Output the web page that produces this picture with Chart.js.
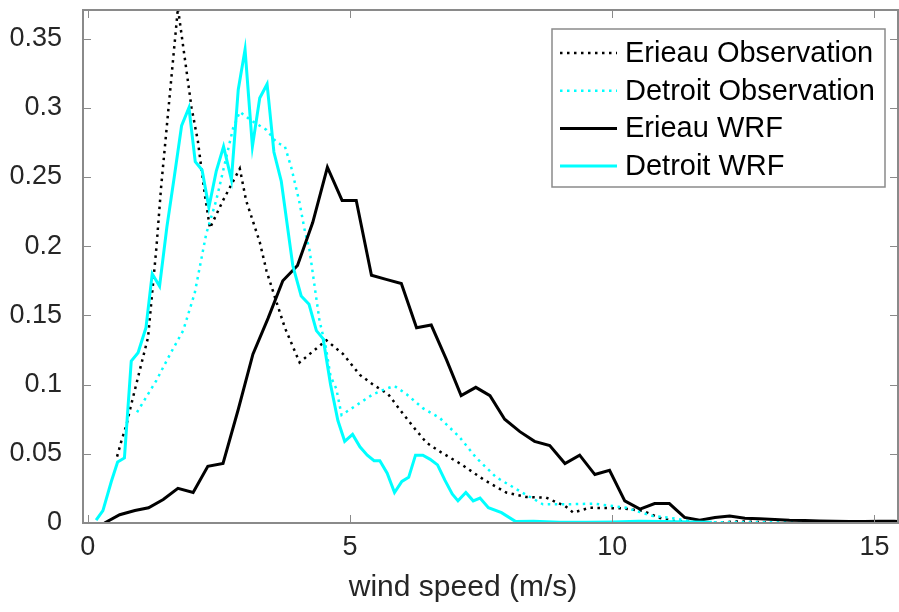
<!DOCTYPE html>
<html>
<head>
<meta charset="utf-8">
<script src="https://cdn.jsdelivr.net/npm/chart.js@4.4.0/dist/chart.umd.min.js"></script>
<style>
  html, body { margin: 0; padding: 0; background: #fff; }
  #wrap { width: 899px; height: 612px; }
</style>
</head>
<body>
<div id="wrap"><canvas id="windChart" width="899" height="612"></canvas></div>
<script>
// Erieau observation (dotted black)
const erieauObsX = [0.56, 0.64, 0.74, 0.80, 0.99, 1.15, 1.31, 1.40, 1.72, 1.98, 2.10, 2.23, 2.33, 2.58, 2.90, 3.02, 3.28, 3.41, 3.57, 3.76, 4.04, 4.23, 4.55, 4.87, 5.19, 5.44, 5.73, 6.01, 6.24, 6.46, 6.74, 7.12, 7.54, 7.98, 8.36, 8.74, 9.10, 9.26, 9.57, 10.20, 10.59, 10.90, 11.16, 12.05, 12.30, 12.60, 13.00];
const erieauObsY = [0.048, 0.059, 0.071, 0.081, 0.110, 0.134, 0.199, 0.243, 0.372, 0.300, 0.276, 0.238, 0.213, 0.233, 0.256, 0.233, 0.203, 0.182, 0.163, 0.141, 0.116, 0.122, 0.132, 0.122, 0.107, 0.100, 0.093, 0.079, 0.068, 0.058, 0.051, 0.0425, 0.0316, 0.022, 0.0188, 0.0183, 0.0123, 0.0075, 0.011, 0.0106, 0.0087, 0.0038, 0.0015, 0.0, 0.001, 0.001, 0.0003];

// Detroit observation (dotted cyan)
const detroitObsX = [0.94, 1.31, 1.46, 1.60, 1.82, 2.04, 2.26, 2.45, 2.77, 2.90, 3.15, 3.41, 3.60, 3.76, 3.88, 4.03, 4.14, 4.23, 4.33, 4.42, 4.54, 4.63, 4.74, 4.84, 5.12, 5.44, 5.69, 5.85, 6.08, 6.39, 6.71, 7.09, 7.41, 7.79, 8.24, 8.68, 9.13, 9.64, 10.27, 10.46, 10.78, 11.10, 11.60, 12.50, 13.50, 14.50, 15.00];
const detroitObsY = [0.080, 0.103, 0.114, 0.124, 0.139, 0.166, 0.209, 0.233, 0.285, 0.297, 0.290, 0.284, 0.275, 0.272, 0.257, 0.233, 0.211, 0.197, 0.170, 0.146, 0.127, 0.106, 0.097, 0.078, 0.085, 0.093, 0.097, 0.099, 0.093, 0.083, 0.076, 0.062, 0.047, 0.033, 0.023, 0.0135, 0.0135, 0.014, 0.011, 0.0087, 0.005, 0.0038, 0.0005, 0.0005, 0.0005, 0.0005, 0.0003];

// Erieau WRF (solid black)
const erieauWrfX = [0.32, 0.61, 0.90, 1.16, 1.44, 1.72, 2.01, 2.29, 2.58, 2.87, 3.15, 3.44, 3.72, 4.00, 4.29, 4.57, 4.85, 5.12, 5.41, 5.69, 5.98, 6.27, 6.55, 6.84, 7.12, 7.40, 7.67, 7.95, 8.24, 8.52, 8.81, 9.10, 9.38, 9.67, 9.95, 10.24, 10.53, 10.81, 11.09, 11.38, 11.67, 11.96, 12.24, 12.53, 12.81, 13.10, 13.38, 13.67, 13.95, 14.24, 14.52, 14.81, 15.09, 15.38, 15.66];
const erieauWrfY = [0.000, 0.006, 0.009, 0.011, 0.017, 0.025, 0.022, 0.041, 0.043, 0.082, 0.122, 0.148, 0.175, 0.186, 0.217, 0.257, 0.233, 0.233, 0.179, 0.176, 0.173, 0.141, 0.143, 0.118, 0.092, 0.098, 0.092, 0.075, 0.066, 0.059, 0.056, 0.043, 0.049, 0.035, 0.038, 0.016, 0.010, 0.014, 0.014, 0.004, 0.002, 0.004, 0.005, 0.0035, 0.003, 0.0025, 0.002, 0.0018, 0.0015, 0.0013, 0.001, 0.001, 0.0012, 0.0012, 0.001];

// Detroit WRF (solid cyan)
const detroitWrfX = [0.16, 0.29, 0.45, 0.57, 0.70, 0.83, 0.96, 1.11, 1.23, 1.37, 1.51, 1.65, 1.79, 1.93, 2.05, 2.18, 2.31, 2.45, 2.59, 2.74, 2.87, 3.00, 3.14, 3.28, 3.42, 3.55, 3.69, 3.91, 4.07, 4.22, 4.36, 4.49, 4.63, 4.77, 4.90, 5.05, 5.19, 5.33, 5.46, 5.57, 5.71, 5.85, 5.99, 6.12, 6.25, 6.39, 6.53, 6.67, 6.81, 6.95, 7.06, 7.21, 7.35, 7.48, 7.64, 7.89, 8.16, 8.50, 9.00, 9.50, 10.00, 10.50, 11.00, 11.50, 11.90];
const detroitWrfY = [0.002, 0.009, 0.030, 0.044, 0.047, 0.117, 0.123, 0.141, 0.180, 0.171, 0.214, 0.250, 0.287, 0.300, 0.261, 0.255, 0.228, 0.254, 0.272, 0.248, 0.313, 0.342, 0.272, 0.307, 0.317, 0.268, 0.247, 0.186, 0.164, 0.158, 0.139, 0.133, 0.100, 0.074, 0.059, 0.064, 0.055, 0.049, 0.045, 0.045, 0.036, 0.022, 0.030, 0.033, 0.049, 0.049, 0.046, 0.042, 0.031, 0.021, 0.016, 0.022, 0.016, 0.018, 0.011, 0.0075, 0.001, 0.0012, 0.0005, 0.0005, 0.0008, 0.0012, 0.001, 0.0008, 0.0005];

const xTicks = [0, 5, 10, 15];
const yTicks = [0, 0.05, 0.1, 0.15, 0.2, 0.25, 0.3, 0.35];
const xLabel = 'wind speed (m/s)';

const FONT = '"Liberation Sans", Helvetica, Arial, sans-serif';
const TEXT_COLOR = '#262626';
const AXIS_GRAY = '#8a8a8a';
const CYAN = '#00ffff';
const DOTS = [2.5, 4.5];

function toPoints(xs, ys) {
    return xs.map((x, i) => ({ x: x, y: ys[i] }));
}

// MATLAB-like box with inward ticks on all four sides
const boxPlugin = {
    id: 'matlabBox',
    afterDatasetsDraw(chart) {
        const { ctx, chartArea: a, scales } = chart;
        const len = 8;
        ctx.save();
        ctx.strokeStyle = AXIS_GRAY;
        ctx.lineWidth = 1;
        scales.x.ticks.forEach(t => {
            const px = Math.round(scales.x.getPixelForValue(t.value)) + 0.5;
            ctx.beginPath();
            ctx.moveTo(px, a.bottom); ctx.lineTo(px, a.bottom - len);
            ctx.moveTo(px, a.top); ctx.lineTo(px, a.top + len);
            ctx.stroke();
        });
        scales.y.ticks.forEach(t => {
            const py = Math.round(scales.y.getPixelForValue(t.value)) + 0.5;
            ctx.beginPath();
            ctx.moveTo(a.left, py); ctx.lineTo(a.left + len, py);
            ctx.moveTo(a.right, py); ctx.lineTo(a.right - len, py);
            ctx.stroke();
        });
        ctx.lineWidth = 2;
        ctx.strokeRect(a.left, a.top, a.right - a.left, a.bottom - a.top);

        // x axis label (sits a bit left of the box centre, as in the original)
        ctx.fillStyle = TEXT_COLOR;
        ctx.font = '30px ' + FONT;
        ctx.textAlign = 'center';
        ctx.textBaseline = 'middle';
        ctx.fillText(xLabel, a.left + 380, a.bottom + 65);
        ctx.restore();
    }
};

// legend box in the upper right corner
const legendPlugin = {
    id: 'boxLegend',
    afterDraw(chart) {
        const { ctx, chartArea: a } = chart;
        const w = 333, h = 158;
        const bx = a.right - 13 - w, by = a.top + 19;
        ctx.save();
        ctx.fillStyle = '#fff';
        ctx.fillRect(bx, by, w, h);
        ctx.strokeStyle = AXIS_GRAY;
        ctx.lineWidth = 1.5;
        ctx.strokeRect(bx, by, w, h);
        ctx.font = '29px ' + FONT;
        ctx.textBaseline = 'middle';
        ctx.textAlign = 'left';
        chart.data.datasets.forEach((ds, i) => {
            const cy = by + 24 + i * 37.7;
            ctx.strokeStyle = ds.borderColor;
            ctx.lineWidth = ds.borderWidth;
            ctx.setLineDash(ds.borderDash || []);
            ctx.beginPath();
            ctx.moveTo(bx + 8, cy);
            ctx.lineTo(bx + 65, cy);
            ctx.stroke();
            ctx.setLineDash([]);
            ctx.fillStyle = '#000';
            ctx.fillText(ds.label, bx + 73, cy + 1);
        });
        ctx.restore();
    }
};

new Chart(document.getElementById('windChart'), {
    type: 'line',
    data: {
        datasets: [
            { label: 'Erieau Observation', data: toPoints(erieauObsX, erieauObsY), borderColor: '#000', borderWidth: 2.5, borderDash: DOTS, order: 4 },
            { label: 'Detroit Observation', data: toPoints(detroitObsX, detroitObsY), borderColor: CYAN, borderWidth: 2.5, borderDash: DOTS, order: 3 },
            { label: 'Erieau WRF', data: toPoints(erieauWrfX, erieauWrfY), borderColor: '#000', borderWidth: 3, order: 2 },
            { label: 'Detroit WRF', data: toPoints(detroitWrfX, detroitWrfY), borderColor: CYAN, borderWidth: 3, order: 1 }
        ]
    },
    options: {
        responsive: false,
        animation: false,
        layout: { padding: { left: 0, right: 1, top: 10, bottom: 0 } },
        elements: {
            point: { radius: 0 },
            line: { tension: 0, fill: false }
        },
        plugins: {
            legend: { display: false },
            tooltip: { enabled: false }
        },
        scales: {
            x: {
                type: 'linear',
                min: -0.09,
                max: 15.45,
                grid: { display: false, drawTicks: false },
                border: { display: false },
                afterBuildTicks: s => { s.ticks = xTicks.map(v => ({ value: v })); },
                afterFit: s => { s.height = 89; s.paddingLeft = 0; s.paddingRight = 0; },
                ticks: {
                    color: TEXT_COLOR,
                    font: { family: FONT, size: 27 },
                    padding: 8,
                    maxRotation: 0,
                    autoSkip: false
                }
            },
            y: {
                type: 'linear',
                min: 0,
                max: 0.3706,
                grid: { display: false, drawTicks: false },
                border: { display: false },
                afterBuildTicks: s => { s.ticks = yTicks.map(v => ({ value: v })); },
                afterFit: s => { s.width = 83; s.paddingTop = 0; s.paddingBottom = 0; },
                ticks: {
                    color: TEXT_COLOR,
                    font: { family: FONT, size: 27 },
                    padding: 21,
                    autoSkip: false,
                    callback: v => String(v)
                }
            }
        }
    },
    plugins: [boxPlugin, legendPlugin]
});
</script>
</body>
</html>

● ● ● ●

*Exercise prompt*:
Write out the lines from the start of the material to the line with "0.001, 0.001, 0.0003];", inclusive and exactly. Skip the pictures.

*Response below*:
Output the web page that produces this picture with Chart.js.
<!DOCTYPE html>
<html>
<head>
<meta charset="utf-8">
<script src="https://cdn.jsdelivr.net/npm/chart.js@4.4.0/dist/chart.umd.min.js"></script>
<style>
  html, body { margin: 0; padding: 0; background: #fff; }
  #wrap { width: 899px; height: 612px; }
</style>
</head>
<body>
<div id="wrap"><canvas id="windChart" width="899" height="612"></canvas></div>
<script>
// Erieau observation (dotted black)
const erieauObsX = [0.56, 0.64, 0.74, 0.80, 0.99, 1.15, 1.31, 1.40, 1.72, 1.98, 2.10, 2.23, 2.33, 2.58, 2.90, 3.02, 3.28, 3.41, 3.57, 3.76, 4.04, 4.23, 4.55, 4.87, 5.19, 5.44, 5.73, 6.01, 6.24, 6.46, 6.74, 7.12, 7.54, 7.98, 8.36, 8.74, 9.10, 9.26, 9.57, 10.20, 10.59, 10.90, 11.16, 12.05, 12.30, 12.60, 13.00];
const erieauObsY = [0.048, 0.059, 0.071, 0.081, 0.110, 0.134, 0.199, 0.243, 0.372, 0.300, 0.276, 0.238, 0.213, 0.233, 0.256, 0.233, 0.203, 0.182, 0.163, 0.141, 0.116, 0.122, 0.132, 0.122, 0.107, 0.100, 0.093, 0.079, 0.068, 0.058, 0.051, 0.0425, 0.0316, 0.022, 0.0188, 0.0183, 0.0123, 0.0075, 0.011, 0.0106, 0.0087, 0.0038, 0.0015, 0.0, 0.001, 0.001, 0.0003];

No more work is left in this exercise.